Exclude the pictures; give every entry again exactly as written.
-- start of Input material --
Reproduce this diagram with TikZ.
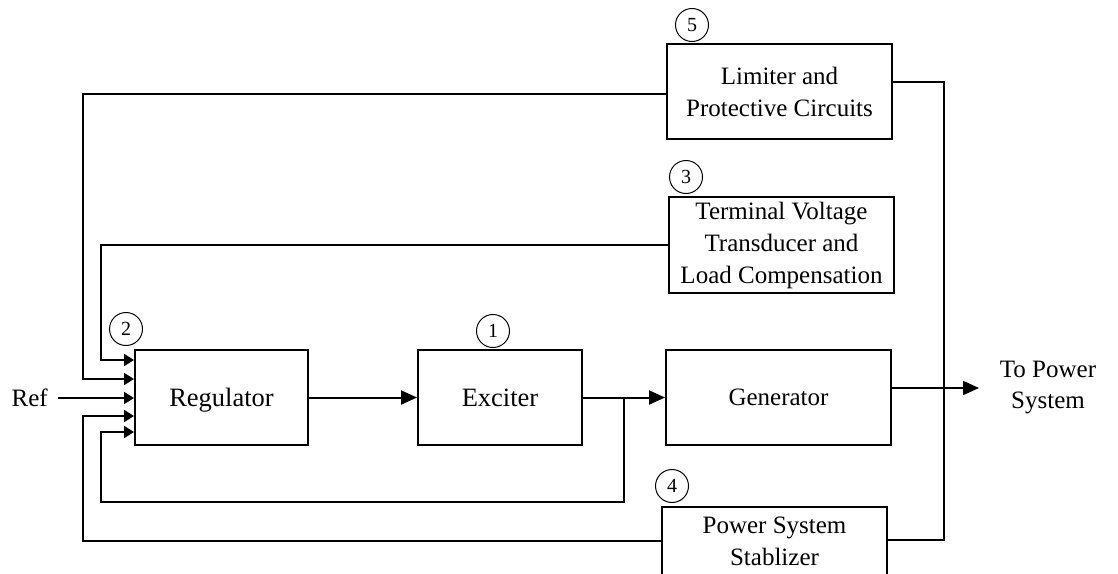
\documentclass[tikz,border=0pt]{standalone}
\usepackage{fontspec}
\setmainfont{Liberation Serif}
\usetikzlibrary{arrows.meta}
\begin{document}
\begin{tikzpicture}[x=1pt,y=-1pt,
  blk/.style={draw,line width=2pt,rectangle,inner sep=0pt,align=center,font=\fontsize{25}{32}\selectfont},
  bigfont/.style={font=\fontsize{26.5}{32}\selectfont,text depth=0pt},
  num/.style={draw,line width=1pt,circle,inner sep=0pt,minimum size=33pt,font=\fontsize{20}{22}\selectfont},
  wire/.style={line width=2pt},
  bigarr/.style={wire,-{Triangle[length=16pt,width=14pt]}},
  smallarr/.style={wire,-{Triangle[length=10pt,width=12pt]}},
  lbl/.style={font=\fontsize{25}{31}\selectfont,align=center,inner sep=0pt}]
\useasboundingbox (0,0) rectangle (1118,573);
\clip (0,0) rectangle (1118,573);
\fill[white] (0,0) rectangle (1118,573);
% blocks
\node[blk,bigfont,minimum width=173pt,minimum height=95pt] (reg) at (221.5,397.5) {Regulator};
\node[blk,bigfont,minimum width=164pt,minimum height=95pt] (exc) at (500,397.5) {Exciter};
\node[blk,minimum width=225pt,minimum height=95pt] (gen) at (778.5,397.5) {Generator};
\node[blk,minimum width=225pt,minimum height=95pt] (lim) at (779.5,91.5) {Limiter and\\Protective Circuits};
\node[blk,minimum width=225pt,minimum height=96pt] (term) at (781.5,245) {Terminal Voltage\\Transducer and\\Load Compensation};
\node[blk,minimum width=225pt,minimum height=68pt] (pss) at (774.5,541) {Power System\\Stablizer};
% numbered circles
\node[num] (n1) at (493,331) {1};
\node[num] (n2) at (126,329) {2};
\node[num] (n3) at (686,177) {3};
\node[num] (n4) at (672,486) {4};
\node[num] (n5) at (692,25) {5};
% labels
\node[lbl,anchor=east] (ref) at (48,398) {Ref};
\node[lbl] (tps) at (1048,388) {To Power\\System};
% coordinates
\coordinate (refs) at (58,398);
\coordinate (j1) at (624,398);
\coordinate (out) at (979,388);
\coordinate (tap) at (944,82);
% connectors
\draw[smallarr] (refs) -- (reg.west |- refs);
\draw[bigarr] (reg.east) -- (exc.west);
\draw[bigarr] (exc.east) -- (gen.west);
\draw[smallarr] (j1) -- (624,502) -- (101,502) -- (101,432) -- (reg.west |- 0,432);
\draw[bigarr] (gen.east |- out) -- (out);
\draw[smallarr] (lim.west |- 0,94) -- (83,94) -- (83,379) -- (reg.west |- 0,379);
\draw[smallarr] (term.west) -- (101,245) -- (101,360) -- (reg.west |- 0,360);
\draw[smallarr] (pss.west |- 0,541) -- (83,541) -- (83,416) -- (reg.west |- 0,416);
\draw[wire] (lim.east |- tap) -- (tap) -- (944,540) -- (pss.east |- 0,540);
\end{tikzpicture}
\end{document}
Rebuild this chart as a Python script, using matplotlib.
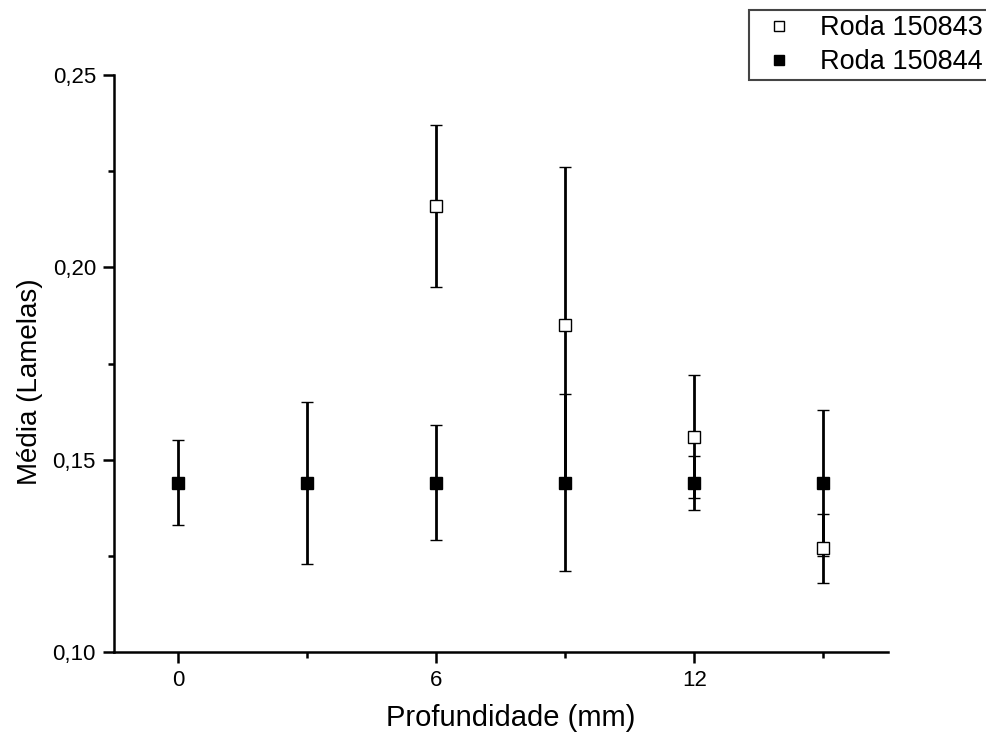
-- end of Input material --
*Answer:*
Reproduce this diagram with TikZ.
\documentclass[tikz,border=0pt]{standalone}
\usepackage{fontspec}
\setmainfont{Liberation Serif}
\usetikzlibrary{arrows.meta}
\begin{document}
\begin{tikzpicture}[x=1pt,y=-1pt,
  blk/.style={draw,line width=2pt,rectangle,inner sep=0pt,align=center,font=\fontsize{25}{32}\selectfont},
  bigfont/.style={font=\fontsize{26.5}{32}\selectfont,text depth=0pt},
  num/.style={draw,line width=1pt,circle,inner sep=0pt,minimum size=33pt,font=\fontsize{20}{22}\selectfont},
  wire/.style={line width=2pt},
  bigarr/.style={wire,-{Triangle[length=16pt,width=14pt]}},
  smallarr/.style={wire,-{Triangle[length=10pt,width=12pt]}},
  lbl/.style={font=\fontsize{25}{31}\selectfont,align=center,inner sep=0pt}]
\useasboundingbox (0,0) rectangle (1118,573);
\clip (0,0) rectangle (1118,573);
\fill[white] (0,0) rectangle (1118,573);
% blocks
\node[blk,bigfont,minimum width=173pt,minimum height=95pt] (reg) at (221.5,397.5) {Regulator};
\node[blk,bigfont,minimum width=164pt,minimum height=95pt] (exc) at (500,397.5) {Exciter};
\node[blk,minimum width=225pt,minimum height=95pt] (gen) at (778.5,397.5) {Generator};
\node[blk,minimum width=225pt,minimum height=95pt] (lim) at (779.5,91.5) {Limiter and\\Protective Circuits};
\node[blk,minimum width=225pt,minimum height=96pt] (term) at (781.5,245) {Terminal Voltage\\Transducer and\\Load Compensation};
\node[blk,minimum width=225pt,minimum height=68pt] (pss) at (774.5,541) {Power System\\Stablizer};
% numbered circles
\node[num] (n1) at (493,331) {1};
\node[num] (n2) at (126,329) {2};
\node[num] (n3) at (686,177) {3};
\node[num] (n4) at (672,486) {4};
\node[num] (n5) at (692,25) {5};
% labels
\node[lbl,anchor=east] (ref) at (48,398) {Ref};
\node[lbl] (tps) at (1048,388) {To Power\\System};
% coordinates
\coordinate (refs) at (58,398);
\coordinate (j1) at (624,398);
\coordinate (out) at (979,388);
\coordinate (tap) at (944,82);
% connectors
\draw[smallarr] (refs) -- (reg.west |- refs);
\draw[bigarr] (reg.east) -- (exc.west);
\draw[bigarr] (exc.east) -- (gen.west);
\draw[smallarr] (j1) -- (624,502) -- (101,502) -- (101,432) -- (reg.west |- 0,432);
\draw[bigarr] (gen.east |- out) -- (out);
\draw[smallarr] (lim.west |- 0,94) -- (83,94) -- (83,379) -- (reg.west |- 0,379);
\draw[smallarr] (term.west) -- (101,245) -- (101,360) -- (reg.west |- 0,360);
\draw[smallarr] (pss.west |- 0,541) -- (83,541) -- (83,416) -- (reg.west |- 0,416);
\draw[wire] (lim.east |- tap) -- (tap) -- (944,540) -- (pss.east |- 0,540);
\end{tikzpicture}
\end{document}
Rebuild this chart as a Python script, using matplotlib.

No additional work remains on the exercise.